▸ TASK MATERIAL
+ + + + +

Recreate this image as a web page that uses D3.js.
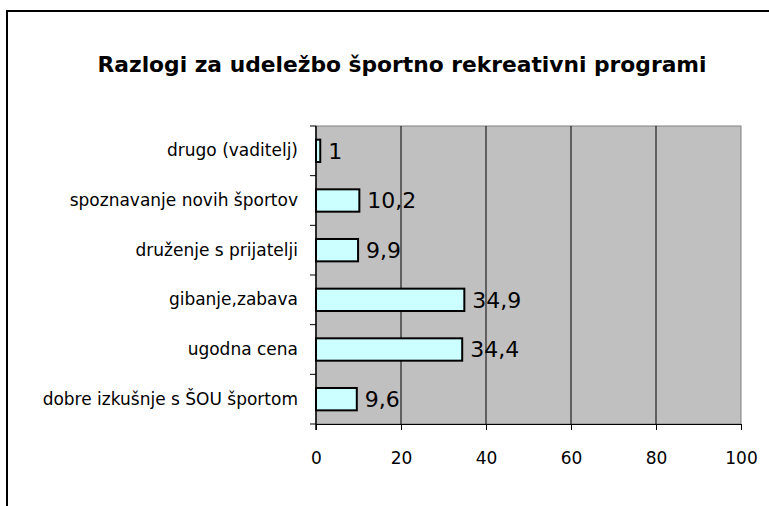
<!DOCTYPE html>
<html><head><meta charset="utf-8">
<script src="https://cdn.jsdelivr.net/npm/d3@7"></script>
<style>body{margin:0;background:#fff}svg{display:block}</style>
</head><body><div id="c"></div>
<script>
const categories = ["drugo (vaditelj)","spoznavanje novih športov","druženje s prijatelji","gibanje,zabava","ugodna cena","dobre izkušnje s ŠOU športom"];
const values = [1, 10.2, 9.9, 34.9, 34.4, 9.6];
const valueLabels = ["1","10,2","9,9","34,9","34,4","9,6"];
const xTicks = [0,20,40,60,80,100];
const title = "Razlogi za udeležbo športno rekreativni programi";

const W=769,H=506;
const svg=d3.select("#c").append("svg").attr("width",W).attr("height",H);
const font="'DejaVu Sans', sans-serif";
// outer frame
svg.append("rect").attr("x",7).attr("y",11).attr("width",800).attr("height",600).attr("fill","#fff").attr("stroke","#000").attr("stroke-width",2);

const L=316,R=741,T=126,B=424;
const x=d3.scaleLinear().domain([0,100]).range([L,R]);
const y=d3.scaleBand().domain(categories).range([T,B]).paddingInner(0.55).paddingOuter(0.275);

const tt=svg.append("text").attr("x",402).attr("y",72).attr("text-anchor","middle")
  .attr("font-family",font).attr("font-weight","bold").attr("font-size",21).text(title);
const tw=tt.node().getComputedTextLength();
if(Math.abs(tw-609)>4) tt.attr("textLength",609).attr("lengthAdjust","spacingAndGlyphs");

svg.append("rect").attr("x",L).attr("y",T).attr("width",R-L).attr("height",B-T).attr("fill","#c0c0c0").attr("stroke","#808080").attr("stroke-width",1);

svg.append("g").selectAll("line").data(xTicks.filter(d=>d>0&&d<100)).join("line")
  .attr("x1",d=>x(d)).attr("x2",d=>x(d)).attr("y1",T).attr("y2",B).attr("stroke","#000").attr("stroke-width",1);

// bars
svg.append("g").selectAll("rect").data(values).join("rect")
  .attr("x",x(0)).attr("y",(d,i)=>y(categories[i])).attr("width",d=>x(d)-x(0)).attr("height",y.bandwidth())
  .attr("fill","#ccffff").attr("stroke","#000").attr("stroke-width",2);

svg.append("g").selectAll("text").data(values).join("text")
  .attr("x",d=>x(d)+8).attr("y",(d,i)=>y(categories[i])+y.bandwidth()/2).attr("dy","0.36em")
  .attr("font-family",font).attr("font-size",22).attr("fill","#000").text((d,i)=>valueLabels[i]);

// x axis
const xa=svg.append("g").attr("transform",`translate(0,${B})`).call(d3.axisBottom(x).tickValues(xTicks).tickSize(6).tickPadding(22).tickFormat(d3.format("d")));
xa.select(".domain").attr("stroke","#000");
xa.selectAll("line").attr("stroke","#000");
xa.selectAll("text").attr("font-family",font).attr("font-size",17).attr("fill","#000");

// y axis
const yb=d3.scaleBand().domain(categories).range([T,B]);
const ya=svg.append("g").attr("transform",`translate(${L},0)`).call(d3.axisLeft(yb).tickSize(0).tickPadding(18));
ya.select(".domain").remove();
ya.selectAll("text").attr("font-family",font).attr("font-size",17).attr("fill","#000");
svg.append("line").attr("x1",L).attr("x2",L).attr("y1",T).attr("y2",B+6).attr("stroke","#000").attr("stroke-width",1.5);
svg.append("g").selectAll("line").data(d3.range(categories.length+1)).join("line")
  .attr("x1",L-6).attr("x2",L).attr("y1",i=>T+i*yb.step()).attr("y2",i=>T+i*yb.step()).attr("stroke","#000");
</script></body></html>
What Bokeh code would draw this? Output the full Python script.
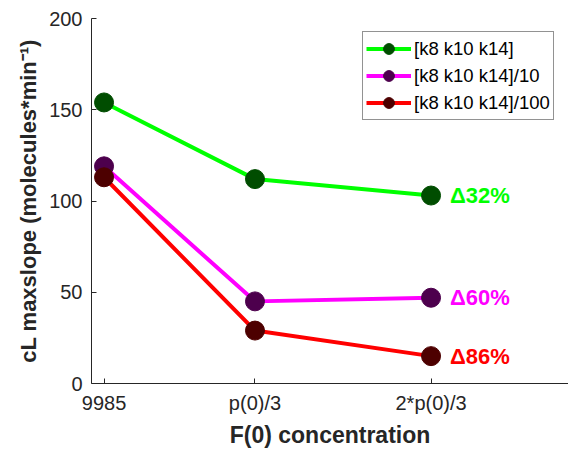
from bokeh.plotting import figure
from bokeh.models import ColumnDataSource, Range1d, FixedTicker, Legend, LegendItem, LabelSet
from bokeh.core.properties import value
from bokeh.embed import file_html
from bokeh.resources import INLINE

p0 = 210000
x_vals = [9985, p0 / 3, 2 * p0 / 3]
x_labels = ["9985", "p(0)/3", "2*p(0)/3"]
series_names = ["[k8 k10 k14]", "[k8 k10 k14]/10", "[k8 k10 k14]/100"]
y_full = [154, 112, 103]
y_div10 = [119, 45, 47]
y_div100 = [113, 29, 15]
deltas = ["\u039432%", "\u039460%", "\u039486%"]
line_colors = ["#00FF00", "#FF00FF", "#FF0000"]
marker_colors = ["#004D00", "#4D004D", "#4D0000"]

FONT = "Liberation Sans"
AX = "#262626"

p = figure(width=568, height=450, output_backend="svg", toolbar_location=None,
           x_range=Range1d(5000, 194650), y_range=Range1d(0, 200),
           min_border_left=91, min_border_right=0, min_border_top=18, min_border_bottom=67)
p.outline_line_color = None
p.grid.visible = False
p.background_fill_color = "white"
p.border_fill_color = "white"

items = []
for name, ys, lc, mc in zip(series_names, [y_full, y_div10, y_div100], line_colors, marker_colors):
    src = ColumnDataSource(dict(x=x_vals, y=ys))
    l = p.line("x", "y", source=src, line_color=lc, line_width=4)
    s = p.scatter("x", "y", source=src, size=19, fill_color=mc, line_color=mc)
    items.append(LegendItem(label=name, renderers=[l, s]))

last_src = ColumnDataSource(dict(
    x=[x_vals[-1]] * 3,
    y=[y_full[-1], y_div10[-1], y_div100[-1]],
    t=deltas, c=line_colors))
labels = LabelSet(x="x", y="y", text="t", source=last_src, x_offset=19, y_offset=0,
                  text_color="c", text_font=value(FONT), text_font_size="22px",
                  text_font_style="bold", text_baseline="middle", text_align="left")
p.add_layout(labels)

legend = Legend(items=items, location=(271, 263), border_line_color=AX, border_line_width=1,
                background_fill_alpha=1.0, label_text_font=FONT, label_text_font_size="18.5px",
                label_text_color="#000000", glyph_width=45, glyph_height=27, label_height=27,
                spacing=0, padding=3, margin=0, label_standoff=3)
p.add_layout(legend)

p.xaxis.ticker = FixedTicker(ticks=x_vals)
p.xaxis.major_label_overrides = {v: lab for v, lab in zip(x_vals, x_labels)}
p.yaxis.ticker = FixedTicker(ticks=[0, 50, 100, 150, 200])

for ax in (p.xaxis[0], p.yaxis[0]):
    ax.axis_line_color = AX
    ax.axis_line_width = 1
    ax.major_tick_line_color = AX
    ax.major_tick_in = 5
    ax.major_tick_out = 0
    ax.minor_tick_line_color = None
    ax.major_label_text_font = FONT
    ax.major_label_text_font_size = "20px"
    ax.major_label_text_color = AX
    ax.axis_label_text_font = FONT
    ax.axis_label_text_font_style = "bold"
    ax.axis_label_text_color = AX

p.xaxis.axis_label_text_font_size = "23px"
p.yaxis.axis_label_text_font_size = "22px"
p.xaxis.axis_label = "F(0) concentration"
p.yaxis.axis_label = "cL maxslope (molecules*min\u207b\u00b9)"
p.xaxis.major_label_standoff = 8
p.xaxis.axis_label_standoff = 5
p.yaxis.major_label_standoff = 9
p.yaxis.axis_label_standoff = 5

open("out.html", "w").write(file_html(p, INLINE))
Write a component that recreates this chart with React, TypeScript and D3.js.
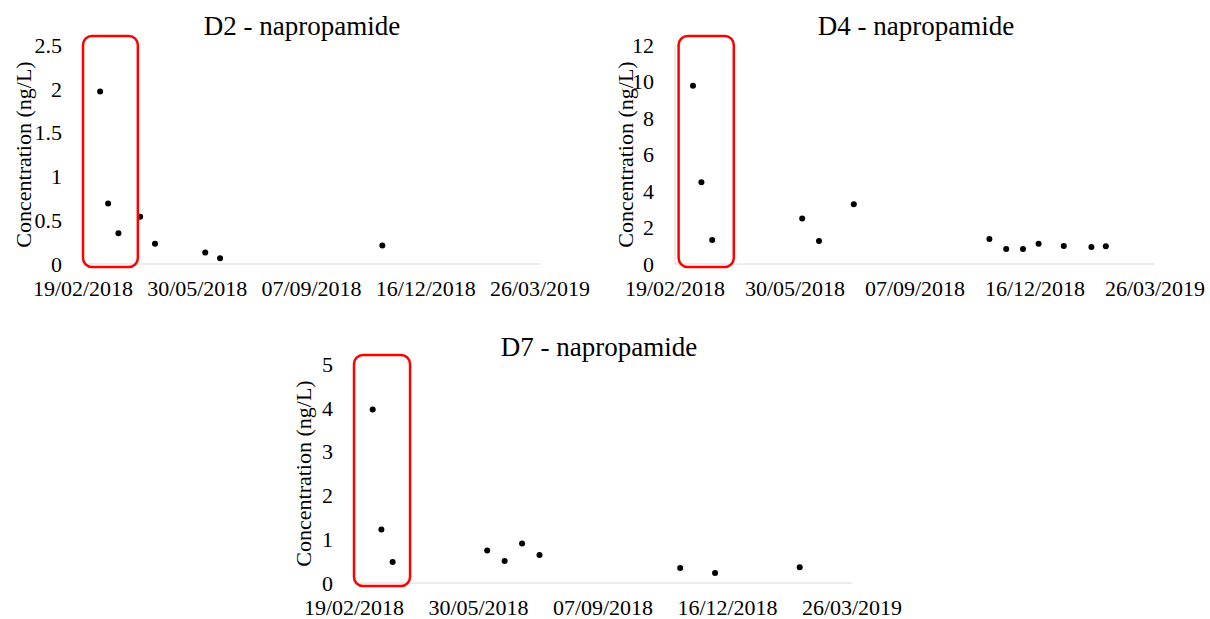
import React from 'react'
import * as d3 from 'd3'

// x axis ticks, shared by all three panels
const tickDates = ['19/02/2018', '30/05/2018', '07/09/2018', '16/12/2018', '26/03/2019']

// D2
const d2Dates = ['06/03/2018', '13/03/2018', '22/03/2018', '10/04/2018', '23/04/2018', '06/06/2018', '19/06/2018', '08/11/2018']
const d2Values = [1.97, 0.69, 0.35, 0.54, 0.23, 0.13, 0.065, 0.21]

// D4
const d4Dates = ['06/03/2018', '13/03/2018', '22/03/2018', '05/06/2018', '19/06/2018', '18/07/2018', '08/11/2018', '22/11/2018', '06/12/2018', '19/12/2018', '09/01/2019', '01/02/2019', '13/02/2019']
const d4Values = [9.77, 4.48, 1.32, 2.5, 1.26, 3.27, 1.37, 0.82, 0.82, 1.11, 0.99, 0.93, 0.97]

// D7
const d7Dates = ['06/03/2018', '13/03/2018', '22/03/2018', '06/06/2018', '20/06/2018', '04/07/2018', '18/07/2018', '08/11/2018', '06/12/2018', '12/02/2019']
const d7Values = [3.96, 1.22, 0.48, 0.74, 0.5, 0.9, 0.64, 0.34, 0.23, 0.36]

const parse = d3.utcParse('%d/%m/%Y')
const fmt = d3.utcFormat('%d/%m/%Y')
const FONT = 'Liberation Serif, Times New Roman, serif'
const AXIS = '#d9d9d9'

type PanelProps = {
  title: string
  dates: string[]
  values: number[]
  yMax: number
  yTicks: number
  boxStart: string
  boxEnd: string
  left: number
  right: number
  top: number
  bottom: number
  titleX: number
  titleY: number
  labelOffset: number
}

const Panel = (p: PanelProps) => {
  const x = d3
    .scaleUtc()
    .domain([parse(tickDates[0])!, parse(tickDates[tickDates.length - 1])!])
    .range([p.left, p.right])
  const y = d3.scaleLinear().domain([0, p.yMax]).range([p.bottom, p.top])
  const bx0 = x(parse(p.boxStart)!)
  const bx1 = x(parse(p.boxEnd)!)

  return (
    <g>
      <text x={p.titleX} y={p.titleY} fontSize={27} textAnchor="middle">
        {p.title}
      </text>
      <line x1={p.left} x2={p.left} y1={p.top} y2={p.bottom} stroke={AXIS} />
      <line x1={p.left} x2={p.right} y1={p.bottom} y2={p.bottom} stroke={AXIS} />
      {y.ticks(p.yTicks).map((t) => (
        <text key={t} x={p.left - 21} y={y(t)} dy="0.35em" fontSize={22} textAnchor="end">
          {String(t)}
        </text>
      ))}
      {tickDates.map((d) => (
        <text key={d} x={x(parse(d)!)} y={p.bottom + 32} fontSize={22} textAnchor="middle">
          {fmt(parse(d)!)}
        </text>
      ))}
      <text
        transform={`translate(${p.left - p.labelOffset},${(p.top + p.bottom) / 2}) rotate(-90)`}
        dy="0.35em"
        fontSize={22}
        textAnchor="middle"
      >
        Concentration (ng/L)
      </text>
      {p.dates.map((d, i) => (
        <circle key={i} cx={x(parse(d)!)} cy={y(p.values[i])} r={3} fill="#000" />
      ))}
      <rect
        x={bx0}
        y={p.top - 9}
        width={bx1 - bx0}
        height={p.bottom - p.top + 12}
        rx={9}
        fill="none"
        stroke="#ff0000"
        strokeWidth={2.5}
      />
    </g>
  )
}

export default function App() {
  return (
    <svg
      width={1210}
      height={619}
      style={{ position: 'absolute', left: 0, top: 0, background: '#fff', fontFamily: FONT }}
    >
      <Panel
        title="D2 - napropamide"
        dates={d2Dates}
        values={d2Values}
        yMax={2.5}
        yTicks={5}
        boxStart="19/02/2018"
        boxEnd="08/04/2018"
        left={83}
        right={540}
        top={45}
        bottom={264}
        titleX={302}
        titleY={35}
        labelOffset={60}
      />
      <Panel
        title="D4 - napropamide"
        dates={d4Dates}
        values={d4Values}
        yMax={12}
        yTicks={6}
        boxStart="22/02/2018"
        boxEnd="09/04/2018"
        left={675}
        right={1155}
        top={45}
        bottom={264}
        titleX={916}
        titleY={35}
        labelOffset={50}
      />
      <Panel
        title="D7 - napropamide"
        dates={d7Dates}
        values={d7Values}
        yMax={5}
        yTicks={5}
        boxStart="19/02/2018"
        boxEnd="05/04/2018"
        left={354}
        right={852}
        top={364}
        bottom={583}
        titleX={599}
        titleY={356}
        labelOffset={51}
      />
    </svg>
  )
}
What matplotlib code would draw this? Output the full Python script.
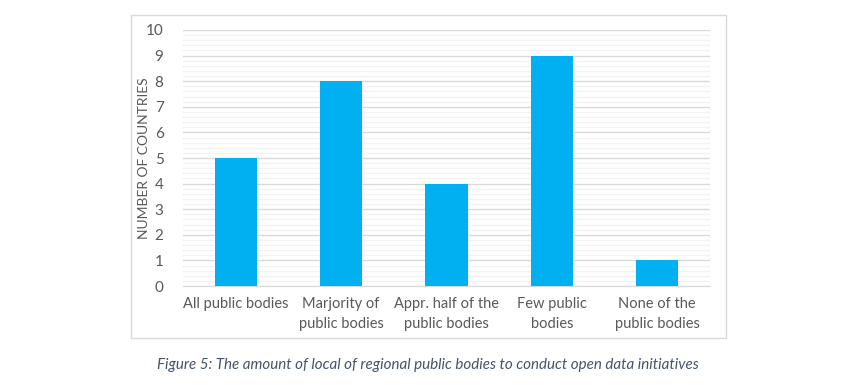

+ + + + +

Copy the lines from the entries above in which the word "would" appears.

What Bokeh code would draw this? Output the full Python script.
What matplotlib code would draw this? Output the full Python script.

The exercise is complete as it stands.